Jesus died for all, so if God has taken all sins away through Christ on the Cross, should not all sinners be saved; even the worst of humanity?

You make an interesting point here. There are two major approaches to this topic within the church: one agrees with your premise (Jesus paid the punishment for everyone’s sin on the cross) but not your logic (whatever Jesus paid for on the cross will never need to be paid for again); the other disagrees with your premise but agrees with your logic. However, both views firmly acknowledge that Christ’s death did not automatically accomplish universal salvation. The Bible repeatedly emphasizes that one must believe in Jesus to receive His salvation. The Bible often speaks of Jesus dividing people into two groups: one to receive eternal life and the other eternal punishment (see for example Matthew 25:31-46).
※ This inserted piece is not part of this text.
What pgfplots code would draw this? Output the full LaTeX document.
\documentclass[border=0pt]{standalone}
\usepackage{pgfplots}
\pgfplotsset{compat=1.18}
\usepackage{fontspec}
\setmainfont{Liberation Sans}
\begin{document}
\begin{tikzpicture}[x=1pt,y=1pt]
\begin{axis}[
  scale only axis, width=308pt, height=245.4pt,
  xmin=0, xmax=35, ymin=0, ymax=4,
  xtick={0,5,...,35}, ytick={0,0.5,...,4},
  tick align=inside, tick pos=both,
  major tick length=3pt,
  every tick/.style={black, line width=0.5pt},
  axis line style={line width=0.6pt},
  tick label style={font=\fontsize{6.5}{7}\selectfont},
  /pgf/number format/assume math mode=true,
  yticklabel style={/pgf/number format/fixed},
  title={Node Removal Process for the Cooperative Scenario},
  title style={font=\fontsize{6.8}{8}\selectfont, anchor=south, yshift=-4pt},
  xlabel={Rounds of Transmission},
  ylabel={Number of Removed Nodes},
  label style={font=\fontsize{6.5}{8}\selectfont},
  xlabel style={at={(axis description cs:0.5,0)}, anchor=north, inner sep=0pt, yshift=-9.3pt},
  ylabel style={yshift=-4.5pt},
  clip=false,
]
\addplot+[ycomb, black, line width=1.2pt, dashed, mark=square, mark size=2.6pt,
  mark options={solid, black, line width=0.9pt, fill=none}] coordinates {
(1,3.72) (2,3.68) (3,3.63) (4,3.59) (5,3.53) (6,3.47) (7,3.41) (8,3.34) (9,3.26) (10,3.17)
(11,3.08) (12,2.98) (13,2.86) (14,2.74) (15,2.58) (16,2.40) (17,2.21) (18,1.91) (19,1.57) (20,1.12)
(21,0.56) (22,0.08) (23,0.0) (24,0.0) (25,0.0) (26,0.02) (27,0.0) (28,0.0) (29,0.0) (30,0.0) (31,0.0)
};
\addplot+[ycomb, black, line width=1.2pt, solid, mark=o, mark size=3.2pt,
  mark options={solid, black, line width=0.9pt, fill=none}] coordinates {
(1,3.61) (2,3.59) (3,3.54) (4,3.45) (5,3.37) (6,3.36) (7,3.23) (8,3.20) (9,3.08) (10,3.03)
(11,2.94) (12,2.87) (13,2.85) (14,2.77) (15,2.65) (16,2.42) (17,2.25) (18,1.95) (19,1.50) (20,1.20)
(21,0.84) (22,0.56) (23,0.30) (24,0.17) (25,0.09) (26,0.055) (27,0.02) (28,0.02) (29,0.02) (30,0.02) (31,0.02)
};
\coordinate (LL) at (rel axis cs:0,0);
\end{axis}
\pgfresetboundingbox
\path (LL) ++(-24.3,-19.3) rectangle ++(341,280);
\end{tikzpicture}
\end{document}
Such passages make no sense if everyone is saved through Jesus’ death on the cross.

 

Let me explain the reasoning behind these two views. The first view (sometimes called “unlimited or general atonement”) agrees with your premise that Jesus bore the punishment for everyone’s sin on the cross. However, they clarify that this gift must be received by faith in order to be put into effect.  Although the gift has been purchased and offered to everyone, it, like any gift, is not yours unless you receive it. The New Testament is clear that the only way one can receive Jesus’ gift is through faith. For example, John 3:16-18 states, “For God so loved the world that he gave his one and only Son, that whoever believes in him shall not perish but have eternal life. For God did not send his Son into the world to condemn the world, but to save the world through him. Whoever believes in him is not condemned, but whoever does not believe stands condemned already because they have not believed in the name of God’s one and only Son.” This passage makes it clear that faith is necessary for receiving Jesus’ salvation. It is not something all receive automatically. Those who do not believe in Jesus will be condemned.

The second view is called “limited or definite atonement” and is one of the five points of Calvinism. While it denies your premise that Jesus paid for everyone’s sin, it agrees with your logic on the efficacy of Jesus’ payment: whatever Jesus paid for on the cross will never need to be paid for again. However, they hold that Jesus only paid for the sins of those whom God has chosen to be saved. The passages which speak of Jesus as the one “who takes away the sin of the world!” (John 1:29) imply that Jesus died for everyone without distinction (meaning He died for people from every tongue, tribe, people, and nation – not just Israel) but not everyone without exception (meaning He did not die to save every single person).

While it is possible for each of these two systems to coincide with Scripture, combining the premise of the first one with the logic of the second one doesn’t work. This is because the Bible frequently emphasizes that one can only be saved by faith and that those who do not believe will not be saved but spend eternity apart from God in hell.

Now, Jesus can save even the worst of sinners (1 Timothy 1:15), but apart from Him, even the best of us fall short of His perfect standard (Romans 3:23). Salvation is not received by obeying the law (Romans 3:20), but by receiving through faith what Jesus did on our behalf (Romans 4:5). He is our only hope. And what hope and assurance He offers when we turn to Him in faith! He has done everything necessary to rescue us from hell. All we need to do is receive His salvation by faith.

I hope this helps you process these questions in light of Scripture and rejoice in Jesus as your Savior.